DATASET EXTRACT>
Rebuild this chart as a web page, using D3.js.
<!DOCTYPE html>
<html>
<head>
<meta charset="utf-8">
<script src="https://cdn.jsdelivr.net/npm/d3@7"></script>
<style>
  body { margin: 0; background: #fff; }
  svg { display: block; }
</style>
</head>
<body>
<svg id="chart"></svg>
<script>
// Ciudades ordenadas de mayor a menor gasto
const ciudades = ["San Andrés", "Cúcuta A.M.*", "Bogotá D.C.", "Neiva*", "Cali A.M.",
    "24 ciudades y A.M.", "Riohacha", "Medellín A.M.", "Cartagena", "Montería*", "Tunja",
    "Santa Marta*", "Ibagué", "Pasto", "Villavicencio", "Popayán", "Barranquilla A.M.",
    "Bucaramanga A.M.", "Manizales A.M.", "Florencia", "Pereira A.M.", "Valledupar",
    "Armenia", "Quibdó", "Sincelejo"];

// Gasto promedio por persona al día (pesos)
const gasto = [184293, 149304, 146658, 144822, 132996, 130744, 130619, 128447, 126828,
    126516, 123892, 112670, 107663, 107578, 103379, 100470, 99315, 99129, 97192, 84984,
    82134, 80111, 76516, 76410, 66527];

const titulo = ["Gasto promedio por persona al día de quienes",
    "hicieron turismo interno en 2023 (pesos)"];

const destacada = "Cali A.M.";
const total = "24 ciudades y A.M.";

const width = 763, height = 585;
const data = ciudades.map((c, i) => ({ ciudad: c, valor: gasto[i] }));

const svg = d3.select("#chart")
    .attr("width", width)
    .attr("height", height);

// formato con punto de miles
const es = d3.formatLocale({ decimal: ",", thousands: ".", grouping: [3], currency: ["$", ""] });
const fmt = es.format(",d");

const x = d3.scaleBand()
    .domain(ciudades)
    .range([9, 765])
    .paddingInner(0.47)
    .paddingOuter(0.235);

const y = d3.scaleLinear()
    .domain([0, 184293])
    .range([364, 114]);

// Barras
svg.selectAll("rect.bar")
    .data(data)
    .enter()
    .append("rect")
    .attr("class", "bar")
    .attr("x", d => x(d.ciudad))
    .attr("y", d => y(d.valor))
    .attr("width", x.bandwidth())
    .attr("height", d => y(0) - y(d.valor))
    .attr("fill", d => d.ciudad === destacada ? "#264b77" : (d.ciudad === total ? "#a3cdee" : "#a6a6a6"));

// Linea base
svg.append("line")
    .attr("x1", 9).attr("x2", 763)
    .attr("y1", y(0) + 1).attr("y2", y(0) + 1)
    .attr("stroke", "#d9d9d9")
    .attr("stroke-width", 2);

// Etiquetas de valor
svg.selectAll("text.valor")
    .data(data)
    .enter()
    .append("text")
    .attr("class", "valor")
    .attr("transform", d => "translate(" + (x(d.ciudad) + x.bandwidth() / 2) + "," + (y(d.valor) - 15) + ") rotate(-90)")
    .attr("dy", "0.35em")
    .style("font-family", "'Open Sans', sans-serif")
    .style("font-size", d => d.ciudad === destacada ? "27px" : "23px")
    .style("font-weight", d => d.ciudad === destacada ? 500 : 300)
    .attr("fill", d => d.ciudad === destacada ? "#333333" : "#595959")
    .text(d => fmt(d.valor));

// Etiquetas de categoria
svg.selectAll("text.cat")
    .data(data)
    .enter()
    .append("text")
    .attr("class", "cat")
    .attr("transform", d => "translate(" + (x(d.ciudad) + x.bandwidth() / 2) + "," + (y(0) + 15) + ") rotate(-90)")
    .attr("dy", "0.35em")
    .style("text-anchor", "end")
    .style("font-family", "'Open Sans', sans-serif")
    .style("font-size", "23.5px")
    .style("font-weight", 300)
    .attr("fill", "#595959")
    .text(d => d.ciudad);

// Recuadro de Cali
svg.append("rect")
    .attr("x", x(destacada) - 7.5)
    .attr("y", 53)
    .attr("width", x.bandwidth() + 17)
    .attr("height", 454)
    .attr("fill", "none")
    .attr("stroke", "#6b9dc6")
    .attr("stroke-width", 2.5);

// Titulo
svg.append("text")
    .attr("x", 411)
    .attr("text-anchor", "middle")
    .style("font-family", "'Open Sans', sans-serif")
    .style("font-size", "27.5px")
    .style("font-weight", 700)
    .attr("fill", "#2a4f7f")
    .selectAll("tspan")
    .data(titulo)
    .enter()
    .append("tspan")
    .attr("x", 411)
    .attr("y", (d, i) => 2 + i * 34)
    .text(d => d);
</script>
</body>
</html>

EXERCISE> Give again, word for word, the lines of the listing, starting at its first line and ending with the line containing "82134, 80111, 76516, 76410, 66527];".

EXERCISE OUTPUT>
Rebuild this chart as a web page, using D3.js.
<!DOCTYPE html>
<html>
<head>
<meta charset="utf-8">
<script src="https://cdn.jsdelivr.net/npm/d3@7"></script>
<style>
  body { margin: 0; background: #fff; }
  svg { display: block; }
</style>
</head>
<body>
<svg id="chart"></svg>
<script>
// Ciudades ordenadas de mayor a menor gasto
const ciudades = ["San Andrés", "Cúcuta A.M.*", "Bogotá D.C.", "Neiva*", "Cali A.M.",
    "24 ciudades y A.M.", "Riohacha", "Medellín A.M.", "Cartagena", "Montería*", "Tunja",
    "Santa Marta*", "Ibagué", "Pasto", "Villavicencio", "Popayán", "Barranquilla A.M.",
    "Bucaramanga A.M.", "Manizales A.M.", "Florencia", "Pereira A.M.", "Valledupar",
    "Armenia", "Quibdó", "Sincelejo"];

// Gasto promedio por persona al día (pesos)
const gasto = [184293, 149304, 146658, 144822, 132996, 130744, 130619, 128447, 126828,
    126516, 123892, 112670, 107663, 107578, 103379, 100470, 99315, 99129, 97192, 84984,
    82134, 80111, 76516, 76410, 66527];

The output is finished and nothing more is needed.